A river flows through the village, which is full of water in the spring and dries up at the end of summer. The river flows into the Caspian Sea from the northern part of Sumqayit city and is called the Sumqayitchay. The residents of Ağdərə call this river Chigilchay.

Due to the lack of greenery, the soil turns to dust in the summer. When a slight wind blows, the village is enveloped in a dense dust cloud.
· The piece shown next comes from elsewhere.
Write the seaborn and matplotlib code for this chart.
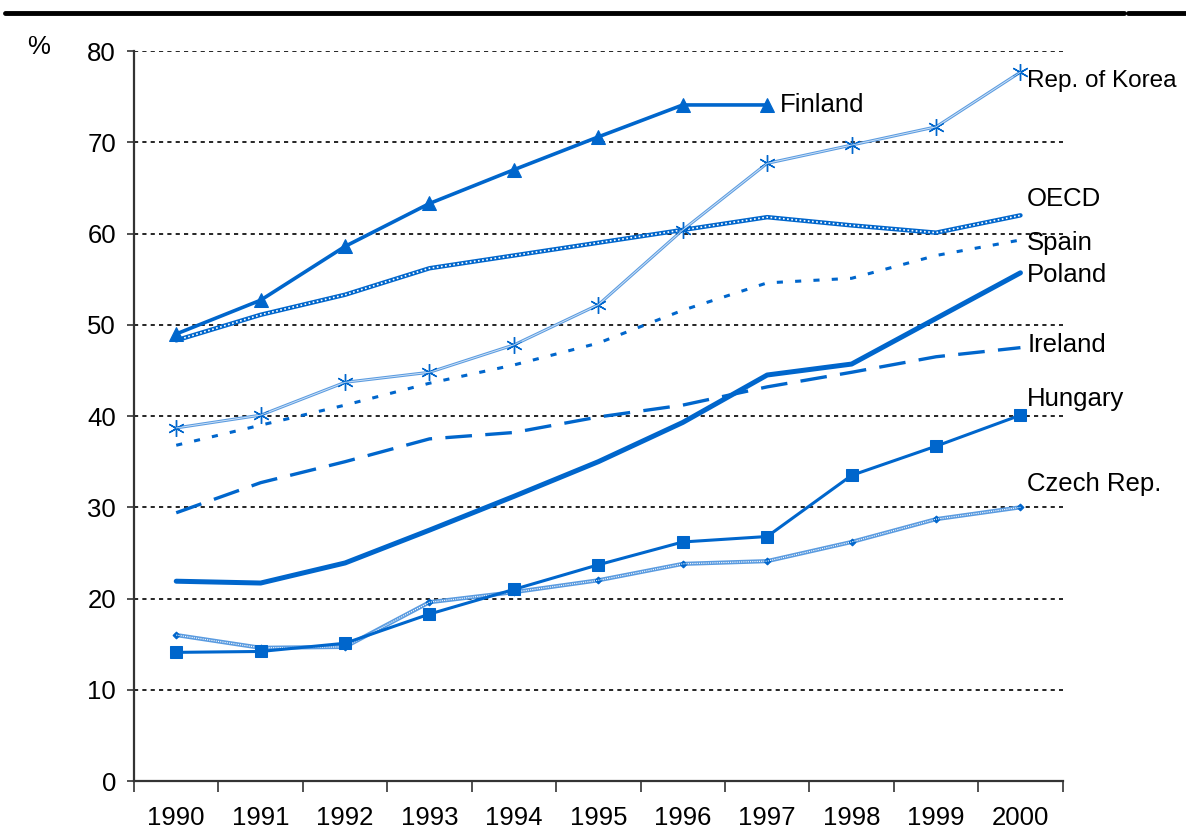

The village is located in a valley. Surrounded by mountains on all sides except the south, this village has its own unique microclimate.

== Population ==
This village, which always had a large population, is now almost empty and becoming more deserted each year. The residents lived in single-story houses with barns around them for keeping livestock.

=== Famous people ===
- Azerbaijani wrestlers Namig Abdullayev and his brother Arif Abdullayev

== Education ==
The school built in the 1970s consisted of only five rooms.

== Religion ==
Until 1918, there was a mosque by the roadside in the southern part of the village. In that year, the Armenians burned down the mosque with the intention of occupying the village and destroying its population. However, the brave residents of Ağdərə drove away the uninvited guests with weapons and pitchforks. Although the mosque was later restored, it was closed during the Soviet era and used as a grain warehouse.

== Agriculture ==
The village was formerly covered with fruit trees and gardens. It was especially famous for its peaches and apricots. Along the right bank of the river, there were vegetable gardens and plots of land belonging to the villagers.